Material provided:

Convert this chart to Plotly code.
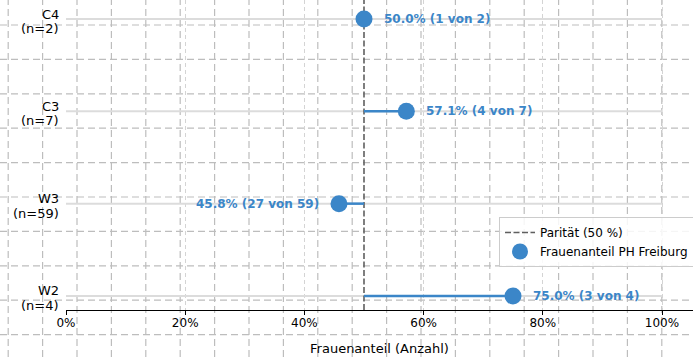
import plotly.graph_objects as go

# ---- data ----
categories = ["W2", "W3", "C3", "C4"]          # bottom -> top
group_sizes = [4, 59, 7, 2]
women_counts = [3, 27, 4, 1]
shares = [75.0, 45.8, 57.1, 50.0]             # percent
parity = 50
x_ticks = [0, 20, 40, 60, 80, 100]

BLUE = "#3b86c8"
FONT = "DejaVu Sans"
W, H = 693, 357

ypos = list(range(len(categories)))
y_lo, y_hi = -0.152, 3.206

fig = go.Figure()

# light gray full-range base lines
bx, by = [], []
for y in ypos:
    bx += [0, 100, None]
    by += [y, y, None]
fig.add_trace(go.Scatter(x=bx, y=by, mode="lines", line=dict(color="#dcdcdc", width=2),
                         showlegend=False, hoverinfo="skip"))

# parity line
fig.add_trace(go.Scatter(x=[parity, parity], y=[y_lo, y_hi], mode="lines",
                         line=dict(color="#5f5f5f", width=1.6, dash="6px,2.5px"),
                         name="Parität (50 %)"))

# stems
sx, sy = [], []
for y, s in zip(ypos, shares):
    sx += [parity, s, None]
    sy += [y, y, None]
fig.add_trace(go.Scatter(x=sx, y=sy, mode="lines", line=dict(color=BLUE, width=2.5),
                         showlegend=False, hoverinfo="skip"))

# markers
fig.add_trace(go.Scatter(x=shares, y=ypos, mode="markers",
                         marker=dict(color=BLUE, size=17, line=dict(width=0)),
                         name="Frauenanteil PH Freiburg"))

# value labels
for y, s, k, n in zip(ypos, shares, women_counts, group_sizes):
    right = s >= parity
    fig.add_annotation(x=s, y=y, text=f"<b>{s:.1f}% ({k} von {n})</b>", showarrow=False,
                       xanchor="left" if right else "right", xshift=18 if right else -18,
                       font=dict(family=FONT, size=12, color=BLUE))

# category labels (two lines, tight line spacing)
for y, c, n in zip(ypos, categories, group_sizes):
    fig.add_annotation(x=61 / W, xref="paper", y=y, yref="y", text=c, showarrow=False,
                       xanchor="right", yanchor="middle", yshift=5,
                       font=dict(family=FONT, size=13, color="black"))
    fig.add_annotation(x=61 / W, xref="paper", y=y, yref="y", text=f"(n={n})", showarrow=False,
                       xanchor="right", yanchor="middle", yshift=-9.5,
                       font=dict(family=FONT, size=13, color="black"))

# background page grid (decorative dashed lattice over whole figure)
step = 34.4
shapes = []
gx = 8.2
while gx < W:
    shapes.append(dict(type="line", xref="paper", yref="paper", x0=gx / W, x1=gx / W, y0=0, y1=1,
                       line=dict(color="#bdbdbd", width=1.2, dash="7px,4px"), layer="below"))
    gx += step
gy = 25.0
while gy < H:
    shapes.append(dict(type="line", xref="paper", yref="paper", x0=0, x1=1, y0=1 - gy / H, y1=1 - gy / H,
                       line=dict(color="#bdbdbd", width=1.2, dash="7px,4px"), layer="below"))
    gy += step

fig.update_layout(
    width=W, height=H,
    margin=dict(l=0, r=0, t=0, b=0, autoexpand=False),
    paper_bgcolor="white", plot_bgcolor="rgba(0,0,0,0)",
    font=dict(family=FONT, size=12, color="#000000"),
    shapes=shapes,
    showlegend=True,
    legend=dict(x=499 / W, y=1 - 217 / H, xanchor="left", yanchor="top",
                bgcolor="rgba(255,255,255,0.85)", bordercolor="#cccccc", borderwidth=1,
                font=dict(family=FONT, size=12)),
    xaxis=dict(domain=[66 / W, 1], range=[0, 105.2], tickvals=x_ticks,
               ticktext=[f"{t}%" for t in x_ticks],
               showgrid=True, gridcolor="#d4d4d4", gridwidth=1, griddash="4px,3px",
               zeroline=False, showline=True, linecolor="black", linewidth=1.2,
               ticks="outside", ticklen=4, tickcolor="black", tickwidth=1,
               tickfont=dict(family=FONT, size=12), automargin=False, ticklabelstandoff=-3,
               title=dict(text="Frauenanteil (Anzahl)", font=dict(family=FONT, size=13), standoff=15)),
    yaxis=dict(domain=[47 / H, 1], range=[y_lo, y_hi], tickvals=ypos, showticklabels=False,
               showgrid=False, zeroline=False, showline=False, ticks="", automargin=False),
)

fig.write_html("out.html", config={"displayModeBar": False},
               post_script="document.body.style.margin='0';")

Set exercise:
Without the pictures, please reproduce each line of the listing above exactly, from the first one through the line bearing "fig = go.Figure()".

Response for this exercise:
Convert this chart to Plotly code.
import plotly.graph_objects as go

# ---- data ----
categories = ["W2", "W3", "C3", "C4"]          # bottom -> top
group_sizes = [4, 59, 7, 2]
women_counts = [3, 27, 4, 1]
shares = [75.0, 45.8, 57.1, 50.0]             # percent
parity = 50
x_ticks = [0, 20, 40, 60, 80, 100]

BLUE = "#3b86c8"
FONT = "DejaVu Sans"
W, H = 693, 357

ypos = list(range(len(categories)))
y_lo, y_hi = -0.152, 3.206

fig = go.Figure()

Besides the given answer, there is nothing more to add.